As luck would have it while tester on , had difficulty starting -- cranks fine--, finally kicked and tester indicated failed starter.
Had it checked a second time, same issue starting, and again tester indicated failed starter.
So plan to pull the starter this AM, check wiring -- off chance (+) is loose -- and if not take starter down to local starter rebuilder to have the starter re-checked for failure.
Pulled Starter today an took down to starter rebuilder. Says NOT the starter. So Autozone tester which indicated "starter failure" is most likely wrong.
Starter Rebuilder said to have battery load tested which I will try and do tomorrow. Battery only two years old so we shall see.
Will double check starter cable AM to see if any possible issues with it.
To do a starter on this vehicle so for what its worth:
If it cranks it's not your starter, and you mentioned earlier you have a pip code.. have you investigated that at all? have to tested or replaced the TFI? A poor Profile Ignition Pickup or a TFI will cause this exact problem. One other thing that I ran into a few times, was the computer being stuck @ 30 degrees timing, regardless of spout status or RPM, it runs hot and wont re-start after it's hot, but will stay running as long as you need it to. So check your timing, not saying it's mechanically out of time, but check it, 10 to 12 degrees should be fine. The PIP needs to be check with a scope, if you or a buddy has one, check the PIP and spark input and spark output. If a scope is not available, and your timing is ok, try swapping out a PIP sensor and or TFI. In the case where the computer was stuck @ 30 degrees timing, I had to replace the computer, it was cooked, and threw a code 11 for what that's worth. If you find a scope and need to know what the wave pattern looks like, PM me.
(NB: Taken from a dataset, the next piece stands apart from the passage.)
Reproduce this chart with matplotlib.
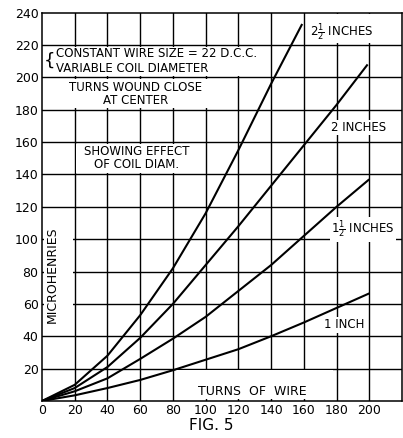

Thanks all for input. As posted I found gel in my coolant. Per Prestone says a function of coolant being old. I kinda question this as coolant was changed about 2 years ago per my records. That said vehicle gets little usage and sits most of the time.
This is what I've done since replacing both O2 sensors.
1) Pulled battery and let vehicle sit for 24 hours.
2) Still has some hard start issue with vehicle warm (approx 2 mile run)
3) Tried to pull codes but got Nothing -- not even the 1 1 sequence.
4) Flushed cooling system with Preston flush (NOT the 10 minute one, but the 3-6 hour drive one) and drove the vehicle for several days.
This "appears" to have solved starting problem. I'm guessing that the gel was coating the ECT sensor, and consequently the ECT sensor
was not gettting a correct temperature reading. -- this goes back to one of Haystack posts to check the ECT.
5) Vehicle running and starting great. Bought a new cap and rotor so for the "h" of it am going to clean the PIP and put in a new
cap and rotor.
6) Put in new cap and rotor. NOT much/any difference I can tell. Did notice about 1 to 2 drops engine oil inside distributor (about 4 "Q" tips worth).
Dried and wiped out so no evidence with clean "Q" tip.
SO consider problem solved. Thanks again to everyone who posted.
Will post this thread if any other issues regarding warm start come up.